«Sono i giovani

di Paolo Affatato
Cinquant’anni di sofferenza e di speranza. Sono passati cinquant’anni da quando la Chiesa cambogiana, nel pieno della tragica stagione dei Khmer rossi, accoglieva il primo vescovo autoctono della sua storia: il 6 aprile 1975 Joseph Chhmar Salas veniva nominato da Papa Paolo VI vicario apostolico coadiutore di Phnom-Penh in un momento buio per la nazione, quando tutti i missionari e il personale religioso straniero era costretto a lasciare il paese. Anche monsignor Chhmar Salas sarà una delle vittime del regime dei Khmer rossi e morirà nel 1977 a Tangkok, lontano dal suo vicariato.
Oggi, a cinquant’anni dai quei drammatici eventi, il sottile filo della storia che ha vissuto questa piccola Chiesa ritrova una tessitura di grazia che passa per la nomina di un altro prete cambogiano a vescovo coadiutore di Phnom-Penh: è padre Pierre Suon Hangly, chiamato da Papa Leone XIV ad affiancare temporaneamente l’attuale vicario apostolico, monsignor Olivier Michel Marie Schmitthaeusler, appartenente alla Società delle Missioni Estere di Parigi.

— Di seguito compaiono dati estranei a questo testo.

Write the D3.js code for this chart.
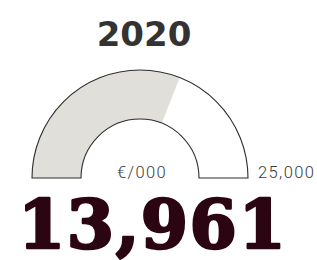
<!DOCTYPE html>
<html>
<head>
<meta charset="utf-8">
<script src="https://cdn.jsdelivr.net/npm/d3@7"></script>
<style>
  body { margin: 0; background: #fff; }
  .label { font-family: Roboto, sans-serif; font-weight: 300; fill: #3a3a3a; font-size: 16.5px; letter-spacing: 1.4px; }
</style>
</head>
<body>
<svg id="gauge" width="317" height="260"></svg>
<script>
(function(){
  var years = ['2020']
  var values = [13961]
  var gaugeRange = [0, 25000]
  var dialEdge = [15500]
  var unitLabel = '€/000'

  var svg = d3.select('#gauge'),
      width = +svg.attr("width"),
      height = +svg.attr("height");

  var cx = 140, cy = 178,
      outerR = 108, innerR = 59

  var angle = d3.scaleLinear()
    .domain(gaugeRange)
    .range([-Math.PI / 2, Math.PI / 2])

  var arc = d3.arc()
    .innerRadius(innerR)
    .outerRadius(outerR)

  var g = svg.append('g')
    .attr('transform', 'translate(' + cx + ',' + cy + ')')

  // shaded part
  g.append('path')
    .attr('d', arc({ startAngle: angle(gaugeRange[0]), endAngle: angle(dialEdge[0]) }))
    .attr('fill', '#e1dfd9')

  // outline of the whole dial
  g.append('path')
    .attr('d', arc({ startAngle: angle(gaugeRange[0]), endAngle: angle(gaugeRange[1]) }))
    .attr('fill', 'none')
    .attr('stroke', '#2e2e2e')
    .attr('stroke-width', 1.1)

  svg.append('text')
    .text(years[0])
    .attr('x', 144).attr('y', 46)
    .attr('text-anchor', 'middle')
    .style('font-family', '"DejaVu Sans", sans-serif')
    .style('font-weight', 'bold')
    .style('font-size', '34px')
    .style('fill', '#333')

  svg.append('text').attr('class', 'label')
    .text(unitLabel)
    .attr('x', 142).attr('y', 178)
    .attr('text-anchor', 'middle')

  svg.append('text').attr('class', 'label')
    .text(d3.format(',')(gaugeRange[1]))
    .attr('x', 258).attr('y', 178)

  svg.append('text')
    .text(d3.format(',')(values[0]))
    .attr('x', 18).attr('y', 248)
    .style('font-family', '"DejaVu Serif", serif')
    .style('font-weight', 'bold')
    .style('font-size', '68px')
    .style('letter-spacing', '1.5px')
    .style('fill', '#2b0612')
    .style('stroke', '#2b0612')
    .style('stroke-width', '2.6px')
    .style('stroke-linejoin', 'round')
})()
</script>
</body>
</html>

I missionari parigini, storicamente attivi e presenti nell’evangelizzazione della Cambogia e di altre nazioni del sud-est asiatico, erano stati chiamati dalla Santa Sede nuovamente in soccorso della comunità cambogiana all’indomani del tempo dei Khmer rossi. Negli anni ’90, infatti, terminata quella stagione segnata da morte e sofferenza, quando la fede e la libertà religiosa iniziarono a rifiorire nel paese, vicario apostolico di Phnom-Penh fu prima Yves Ramousse, poi Émile Destombes, infine, dall’ottobre 2010, Schmitthaeusler. Quest’ultimo ha voluto dichiarare all’agenzia Fides tutta la sua soddisfazione: «Leone XIV ha fatto un grande dono alla Chiesa di Cambogia nominando un cambogiano come coadiutore di Phnom-Penh. È un passo molto importante per la Chiesa cattolica in Cambogia», una comunità che oggi conta 23.000 fedeli, lo 0,13 per cento della popolazione di un paese dove circa il 96 per cento è buddista, il 2 per cento musulmano e il restante 1 per cento professa altri culti. «La nomina di un cambogiano — osserva monsignor Schmitthaeusler — è un segno della maturità della Chiesa locale e un segnale forte per radicare ancora più profondamente la piccola Chiesa cattolica nella società, nella cultura e nella vita della nazione».
Nato il 14 aprile 1972 a Pho-Thom, proprio il villaggio natale del vescovo Chhmar Salas, Pierre Suon Hangly è sacerdote dal 9 dicembre 2001 e, dopo i primi incarichi a Kampot-Kep e a Takeo e gli studi all’Istituto cattolico di Parigi, ha svolto servizio pastorale a Phnom-Penh, per poi guidare, dal luglio 2022, la prefettura apostolica di Kompong-Cham. Nella Chiesa cambogiana, racconta il neo coadiutore a L’Osservatore Romano, «la fede della popolazione cresce e si approfondisce pian piano e cerchiamo di accompagnare in particolare i giovani, la nostra speranza. A loro — prosegue — abbiamo donato l’annuncio fondamentale della fede: il Vangelo riempie il cuore e la vita intera di coloro che incontrano Gesù. Quanti si lasciano toccare e salvare da Lui trovano la felicità». Questo, ricorda, «posso dire sia avvenuto per la storia della mia vocazione, germogliata durante la Giornata mondiale della gioventù tenutasi a Roma per il Giubileo del 2000. Vi partecipai con alcuni giovani cambogiani. Ci stringemmo attorno a Papa Giovanni Paolo II, ascoltammo e accogliemmo le sue parole. Per questo oggi ci teniamo ad accompagnare i nostri giovani alle Gmg, e speriamo di accompagnarli a Roma affinché possano fare un’esperienza di fede, di condivisione, di fraternità profonda. I giovani cambogiani sono andati alla Gmg di Lisbona ed è stata un’esperienza feconda. Speriamo che il Signore ci guidi e ci dia la forza di continuare ad annunciare il Vangelo ai giovani».
Nell’opera di evangelizzazione e testimonianza, rileva monsignor Hangly, «la Chiesa in Cambogia è molto presente nei servizi sociali, nel campo dell’istruzione, negli aiuti umanitari, in opere di carità. In un paese di tradizione e cultura buddista», conclude, «siamo chiamati a essere cristiani armonizzando la nostra cultura e la nostra fede. È un processo lungo, a volte vi sono difficoltà ma è un cammino che seguiamo in semplicità e gioia».